Parsing the Sheet Music
Very limited parsing could be done during the Wolfram Summer Program: we sort the notes and pitch them, and add rests in as well.
Finding the Pitches
Pitching the notes depends on their distance to the bottom of the staff and a reference pitch, which is determined by the clef. Because of the way we trimmed the staff images, we know that the first staff line (from the bottom) has the Y coordinate $2.25 \Delta$, where $\Delta$ is the distance between the staff lines in the original image. We also know, from the way we trimmed the staffs from the original page, that the distance between the staff lines in the resized image is fixed - and is $\delta = 10$.
PitchNumber
calculates the distance from the note centroid to the bottom of the staff, normalizing by half of the distance between the staff lines.

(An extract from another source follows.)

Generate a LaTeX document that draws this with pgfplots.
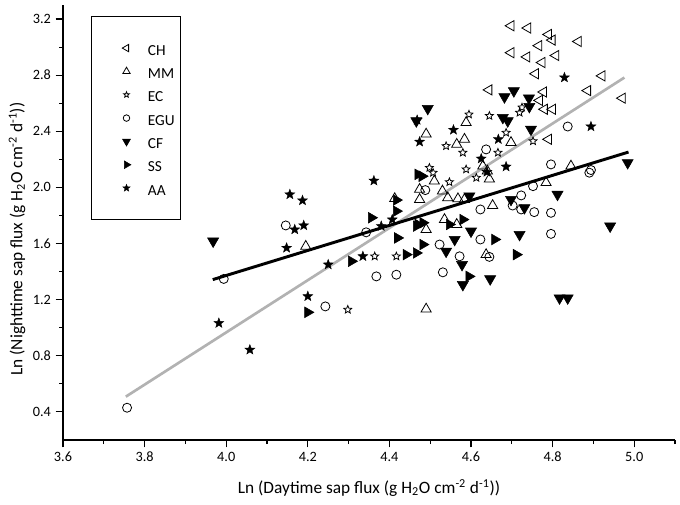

PitchToLetter
finds the name for the given output of PitchNumber
in relation to some reference pitch.
PitchNumber[noteCentroid_, \[Delta]_, bottom_] := (noteCentroid[[2]] - bottom)/(0.5 \[Delta])
naturalNotes =
Flatten[Table[# <> ToString[i] & /@ {"A", "B", "C", "D", "E", "F", "G"}, {i, 1, 7}], 1]
PitchToLetter[pitchNumber_, referenceNumber_, referenceLetter_] :=
RotateLeft[naturalNotes,
FirstPosition[naturalNotes, referenceLetter] - 1][[
Round[pitchNumber - referenceNumber] + 1]]
Basic Parsing
In this case, the parsing is a simple sorting - there are no dynamics, articulation or even accidentals taken into consideration.
ParseSheetMusic[pitchedNotes_, rests_] :=
SortBy[Join[pitchedNotes, restsNotation], NotationCentroid[#][[1]] &]
In the end, this is our final result:
{SheetMusicNote[{66.5, 64.}, "B5"],
SheetMusicRest[{97., 45.5}, "restHBar"],
SheetMusicRest[{97.5, 64.5}, "restHalf"],
SheetMusicNote[{121., 64.}, "B5"],
SheetMusicNote[{159., 64.}, "B5"],
SheetMusicNote[{196.5, 64.}, "B5"],
SheetMusicRest[{287., 49.5}, "rest32nd"],
SheetMusicNote[{327.5, 50.}, "F4"],
SheetMusicNote[{366., 59.5}, "A5"],
SheetMusicRest[{456., 75.}, "restQuarter"]}